▸ **Instructions for the task**: Set down the full listing exactly as given. Any pictures are to be left out.

▸ **Data lines**:
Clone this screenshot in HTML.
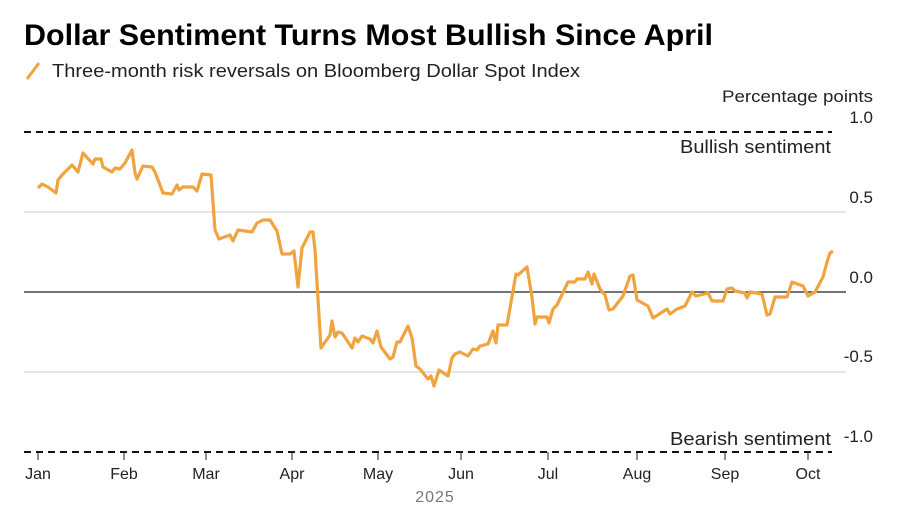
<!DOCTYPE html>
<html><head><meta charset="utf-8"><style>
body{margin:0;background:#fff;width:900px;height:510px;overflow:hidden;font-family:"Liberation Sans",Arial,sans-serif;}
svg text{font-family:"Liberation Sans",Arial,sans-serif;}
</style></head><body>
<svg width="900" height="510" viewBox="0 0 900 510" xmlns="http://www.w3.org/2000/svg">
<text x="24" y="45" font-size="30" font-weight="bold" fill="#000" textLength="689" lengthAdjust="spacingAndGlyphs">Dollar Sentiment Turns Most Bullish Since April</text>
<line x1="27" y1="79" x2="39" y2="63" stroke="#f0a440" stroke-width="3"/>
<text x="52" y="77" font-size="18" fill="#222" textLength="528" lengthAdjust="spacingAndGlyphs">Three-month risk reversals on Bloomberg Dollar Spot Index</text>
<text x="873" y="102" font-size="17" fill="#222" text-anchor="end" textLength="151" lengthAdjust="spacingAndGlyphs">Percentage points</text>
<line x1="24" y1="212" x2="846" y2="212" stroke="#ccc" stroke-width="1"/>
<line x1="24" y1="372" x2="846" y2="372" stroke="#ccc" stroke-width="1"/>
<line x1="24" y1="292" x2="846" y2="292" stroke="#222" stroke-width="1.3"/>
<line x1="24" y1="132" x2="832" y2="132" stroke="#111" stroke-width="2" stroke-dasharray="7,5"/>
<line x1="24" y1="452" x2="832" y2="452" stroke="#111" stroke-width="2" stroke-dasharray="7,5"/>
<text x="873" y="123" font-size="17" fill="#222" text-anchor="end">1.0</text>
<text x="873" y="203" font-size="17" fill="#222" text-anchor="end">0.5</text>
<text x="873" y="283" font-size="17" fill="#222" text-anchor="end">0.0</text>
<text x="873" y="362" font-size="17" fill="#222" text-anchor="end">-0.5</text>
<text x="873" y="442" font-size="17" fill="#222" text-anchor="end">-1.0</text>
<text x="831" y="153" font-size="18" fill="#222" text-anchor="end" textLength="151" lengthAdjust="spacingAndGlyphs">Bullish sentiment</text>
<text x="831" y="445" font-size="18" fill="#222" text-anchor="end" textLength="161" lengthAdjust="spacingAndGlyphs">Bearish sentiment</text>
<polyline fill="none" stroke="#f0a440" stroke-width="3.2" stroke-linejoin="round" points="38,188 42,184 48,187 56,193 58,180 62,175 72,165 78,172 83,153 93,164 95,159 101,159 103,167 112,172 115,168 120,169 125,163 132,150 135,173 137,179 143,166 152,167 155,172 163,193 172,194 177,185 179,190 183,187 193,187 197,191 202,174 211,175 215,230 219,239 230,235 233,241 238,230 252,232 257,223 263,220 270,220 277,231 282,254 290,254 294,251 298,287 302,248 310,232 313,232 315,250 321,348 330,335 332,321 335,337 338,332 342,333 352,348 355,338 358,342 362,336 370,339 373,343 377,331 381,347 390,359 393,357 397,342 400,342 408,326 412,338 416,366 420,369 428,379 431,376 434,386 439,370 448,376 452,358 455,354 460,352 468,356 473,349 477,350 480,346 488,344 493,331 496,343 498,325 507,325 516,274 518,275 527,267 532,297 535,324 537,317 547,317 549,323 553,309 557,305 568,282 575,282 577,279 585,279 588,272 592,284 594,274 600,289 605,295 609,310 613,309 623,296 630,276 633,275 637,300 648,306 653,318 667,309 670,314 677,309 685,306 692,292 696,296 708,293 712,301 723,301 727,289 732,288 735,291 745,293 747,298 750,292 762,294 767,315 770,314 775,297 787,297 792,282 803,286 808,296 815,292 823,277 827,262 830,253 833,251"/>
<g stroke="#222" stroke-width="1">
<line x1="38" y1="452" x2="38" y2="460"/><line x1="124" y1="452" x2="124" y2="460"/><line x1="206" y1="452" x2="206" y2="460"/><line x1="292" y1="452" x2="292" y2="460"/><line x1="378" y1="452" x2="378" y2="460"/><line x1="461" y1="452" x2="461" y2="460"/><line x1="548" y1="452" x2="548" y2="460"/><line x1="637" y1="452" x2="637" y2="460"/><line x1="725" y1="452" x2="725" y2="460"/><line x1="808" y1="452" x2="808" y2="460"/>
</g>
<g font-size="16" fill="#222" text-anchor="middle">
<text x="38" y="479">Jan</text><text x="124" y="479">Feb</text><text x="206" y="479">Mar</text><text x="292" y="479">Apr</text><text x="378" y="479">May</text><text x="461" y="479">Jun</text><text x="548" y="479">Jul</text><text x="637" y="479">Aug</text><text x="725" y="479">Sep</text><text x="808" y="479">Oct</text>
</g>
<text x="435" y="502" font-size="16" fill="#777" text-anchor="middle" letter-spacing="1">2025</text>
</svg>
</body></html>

▸ **Answer to this task**:
Clone this screenshot in HTML.
<!DOCTYPE html>
<html><head><meta charset="utf-8"><style>
body{margin:0;background:#fff;width:900px;height:510px;overflow:hidden;font-family:"Liberation Sans",Arial,sans-serif;}
svg text{font-family:"Liberation Sans",Arial,sans-serif;}
</style></head><body>
<svg width="900" height="510" viewBox="0 0 900 510" xmlns="http://www.w3.org/2000/svg">
<text x="24" y="45" font-size="30" font-weight="bold" fill="#000" textLength="689" lengthAdjust="spacingAndGlyphs">Dollar Sentiment Turns Most Bullish Since April</text>
<line x1="27" y1="79" x2="39" y2="63" stroke="#f0a440" stroke-width="3"/>
<text x="52" y="77" font-size="18" fill="#222" textLength="528" lengthAdjust="spacingAndGlyphs">Three-month risk reversals on Bloomberg Dollar Spot Index</text>
<text x="873" y="102" font-size="17" fill="#222" text-anchor="end" textLength="151" lengthAdjust="spacingAndGlyphs">Percentage points</text>
<line x1="24" y1="212" x2="846" y2="212" stroke="#ccc" stroke-width="1"/>
<line x1="24" y1="372" x2="846" y2="372" stroke="#ccc" stroke-width="1"/>
<line x1="24" y1="292" x2="846" y2="292" stroke="#222" stroke-width="1.3"/>
<line x1="24" y1="132" x2="832" y2="132" stroke="#111" stroke-width="2" stroke-dasharray="7,5"/>
<line x1="24" y1="452" x2="832" y2="452" stroke="#111" stroke-width="2" stroke-dasharray="7,5"/>
<text x="873" y="123" font-size="17" fill="#222" text-anchor="end">1.0</text>
<text x="873" y="203" font-size="17" fill="#222" text-anchor="end">0.5</text>
<text x="873" y="283" font-size="17" fill="#222" text-anchor="end">0.0</text>
<text x="873" y="362" font-size="17" fill="#222" text-anchor="end">-0.5</text>
<text x="873" y="442" font-size="17" fill="#222" text-anchor="end">-1.0</text>
<text x="831" y="153" font-size="18" fill="#222" text-anchor="end" textLength="151" lengthAdjust="spacingAndGlyphs">Bullish sentiment</text>
<text x="831" y="445" font-size="18" fill="#222" text-anchor="end" textLength="161" lengthAdjust="spacingAndGlyphs">Bearish sentiment</text>
<polyline fill="none" stroke="#f0a440" stroke-width="3.2" stroke-linejoin="round" points="38,188 42,184 48,187 56,193 58,180 62,175 72,165 78,172 83,153 93,164 95,159 101,159 103,167 112,172 115,168 120,169 125,163 132,150 135,173 137,179 143,166 152,167 155,172 163,193 172,194 177,185 179,190 183,187 193,187 197,191 202,174 211,175 215,230 219,239 230,235 233,241 238,230 252,232 257,223 263,220 270,220 277,231 282,254 290,254 294,251 298,287 302,248 310,232 313,232 315,250 321,348 330,335 332,321 335,337 338,332 342,333 352,348 355,338 358,342 362,336 370,339 373,343 377,331 381,347 390,359 393,357 397,342 400,342 408,326 412,338 416,366 420,369 428,379 431,376 434,386 439,370 448,376 452,358 455,354 460,352 468,356 473,349 477,350 480,346 488,344 493,331 496,343 498,325 507,325 516,274 518,275 527,267 532,297 535,324 537,317 547,317 549,323 553,309 557,305 568,282 575,282 577,279 585,279 588,272 592,284 594,274 600,289 605,295 609,310 613,309 623,296 630,276 633,275 637,300 648,306 653,318 667,309 670,314 677,309 685,306 692,292 696,296 708,293 712,301 723,301 727,289 732,288 735,291 745,293 747,298 750,292 762,294 767,315 770,314 775,297 787,297 792,282 803,286 808,296 815,292 823,277 827,262 830,253 833,251"/>
<g stroke="#222" stroke-width="1">
<line x1="38" y1="452" x2="38" y2="460"/><line x1="124" y1="452" x2="124" y2="460"/><line x1="206" y1="452" x2="206" y2="460"/><line x1="292" y1="452" x2="292" y2="460"/><line x1="378" y1="452" x2="378" y2="460"/><line x1="461" y1="452" x2="461" y2="460"/><line x1="548" y1="452" x2="548" y2="460"/><line x1="637" y1="452" x2="637" y2="460"/><line x1="725" y1="452" x2="725" y2="460"/><line x1="808" y1="452" x2="808" y2="460"/>
</g>
<g font-size="16" fill="#222" text-anchor="middle">
<text x="38" y="479">Jan</text><text x="124" y="479">Feb</text><text x="206" y="479">Mar</text><text x="292" y="479">Apr</text><text x="378" y="479">May</text><text x="461" y="479">Jun</text><text x="548" y="479">Jul</text><text x="637" y="479">Aug</text><text x="725" y="479">Sep</text><text x="808" y="479">Oct</text>
</g>
<text x="435" y="502" font-size="16" fill="#777" text-anchor="middle" letter-spacing="1">2025</text>
</svg>
</body></html>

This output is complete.